In this context, Isaiah receives a mysterious, disturbing, thrilling vision of God. The Lord is seated upon a throne, worshipped by angels. Holy, holy, holy – the intensity of God’s awesomeness is underlined by repetition, and provides a hint to us of the three persons in one God, we understand as the Holy Trinity.  Like other biblical figures before and after him, Isaiah’s experience of encountering God face to face made him acutely aware of his own shortcomings. ‘I am a man of unclean lips’. Humility and a realistic appraisal of oneself is a key prerequisite to responding to God’s call. But the Lord has a purpose; he chooses to use human beings as his instruments, and human beings must choose to be used. God asks for volunteers, he doesn’t programme robots.

Isaiah has been chosen by God to be a prophet, to speak out to the world the things of God. And so his lips, his instruments of speech are cleansed by the angel with a live coal. Touched by the holy fire. Healed and forgiven his sin, Isaiah responds to God’s invitation with joy and desire. ‘Here I am, send me’. Love, fear, gratitude, desire propel Isaiah to do God’s work. It was a hard task, but ultimately Isaiah’s ministry moved God’s people to live lives of holiness.

And Isaiah, perhaps more than any of the prophets, foretold the coming of the Messiah, the suffering servant, sent by the Father in the power of the Spirit.

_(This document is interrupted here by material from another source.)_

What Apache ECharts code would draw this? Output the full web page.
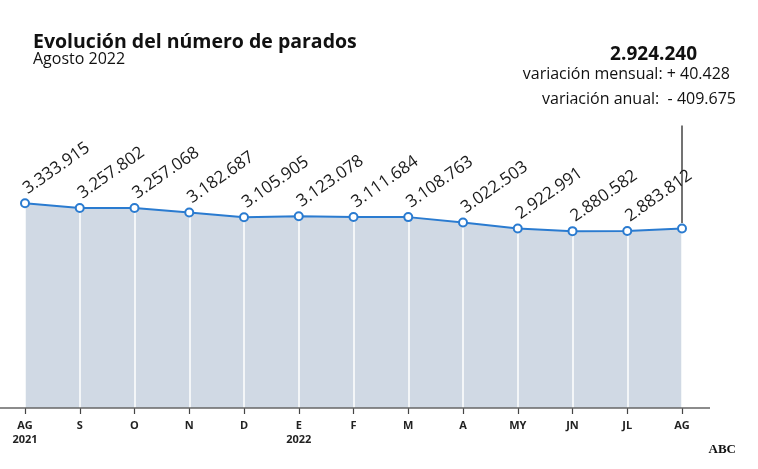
<!DOCTYPE html>
<html><head><meta charset="utf-8">
<script src="https://cdn.jsdelivr.net/npm/echarts@6/dist/echarts.min.js"></script>
<style>html,body{margin:0;padding:0;background:#fff}#c{width:758px;height:469px}</style>
</head><body><div id="c"></div>
<script>
var categories = ['AG\n2021','S','O','N','D','E\n2022','F','M','A','MY','JN','JL','AG'];
var values = [3333915,3257802,3257068,3182687,3105905,3123078,3111684,3108763,3022503,2922991,2880582,2883812,2924240];
var labelTexts = ['3.333.915','3.257.802','3.257.068','3.182.687','3.105.905','3.123.078','3.111.684','3.108.763','3.022.503','2.922.991','2.880.582','2.883.812',''];
var titleText = 'Evolución del número de parados';
var subtitleText = 'Agosto 2022';
var totalText = '2.924.240';
var mensualText = 'variación mensual: + 40.428';
var anualText = 'variación anual:  - 409.675';
var sourceText = 'ABC';

var chart = echarts.init(document.getElementById('c'), null, {renderer:'canvas'});
var font = '"Open Sans", "Noto Sans", sans-serif';
chart.setOption({
  animation:false,
  backgroundColor:'#fff',
  grid:{left:25,right:76,top:101,bottom:61},
  xAxis:{type:'category',data:categories,boundaryGap:false,z:3,
    axisLine:{show:false},
    axisTick:{show:true,alignWithLabel:true,length:6,lineStyle:{color:'#444',width:1.2}},
    axisLabel:{color:'#222',fontFamily:font,fontWeight:'bold',fontSize:11,lineHeight:14,margin:11,interval:0},
    splitLine:{show:true,lineStyle:{color:'#fff',width:1.5}}},
  yAxis:{type:'value',min:0,max:5000000,show:false,splitLine:{show:false}},
  graphic:[
    {type:'text',left:33,top:32,style:{text:titleText,font:'bold 19.5px '+font,fill:'#111'}},
    {type:'text',left:33,top:51,style:{text:subtitleText,font:'16px '+font,fill:'#111'}},
    {type:'text',right:61,top:45,style:{text:totalText,font:'bold 19px '+font,fill:'#111'}},
    {type:'text',right:28,top:66,style:{text:mensualText,font:'16px '+font,fill:'#111'}},
    {type:'text',right:22,top:91,style:{text:anualText,font:'16px '+font,fill:'#111'}},
    {type:'text',right:22,top:443,style:{text:sourceText,font:'bold 13px "Liberation Serif", serif',fill:'#111'}},
    {type:'line',shape:{x1:0,y1:408,x2:710,y2:408},style:{stroke:'#666',lineWidth:1.5},z:10}
  ],
  series:[
    {type:'line',data:values,z:1,symbol:'none',lineStyle:{width:0},areaStyle:{color:'#d0d9e4',opacity:1},silent:true},
    {type:'line',data:values,z:5,symbol:'circle',symbolSize:8,
      itemStyle:{color:'#fff',borderColor:'#2a7bd0',borderWidth:2},
      lineStyle:{color:'#2a7bd0',width:2},
      label:{show:true,position:'top',distance:8,rotate:35,align:'left',verticalAlign:'middle',
        fontFamily:font,fontSize:17,color:'#1a1a1a',
        formatter:function(p){return labelTexts[p.dataIndex];}},
      markLine:{silent:true,symbol:'none',label:{show:false},lineStyle:{color:'#444',width:1.5,type:'solid'},
        data:[[{coord:[12,values[12]+90000]},{coord:[12,4600000]}]]}
    }
  ]
});
</script></body></html>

Dear friends, these past few months we have been constricted and constrained. Our horizons have narrowed, our desires confined. Let us ask the Lord, Father, Son and Holy Spirit, to give us a fresh vision of himself, and a renewed desire to respond to his call  ‘Who will go for us?’ Two of the saints of God who particularly understood this were St Ignatius and St Teresa of Avila. They both talked about fostering holy desire, holy day dreaming as a form of worship and prayer. Not particularly using words, but just allowing the desire to do great things for the Lord to grow. The fact that the things one hopes and dreams for, the things one would do for God, may never actually happen is irrelevant.  What is important is that you gladden the heart of God by showing him how immense your desires are even though your strength is very small.

There is value in this in enlarging our vision and our joy. If we live within the confines of a small box, that will be our limitation.

So do some holy dreaming. Dream and experience the desire you have for yourself, for others, for the church, for our nation and our world. Dream and desire the healing that is needed.  Take a few moments to do this before we come to our prayers.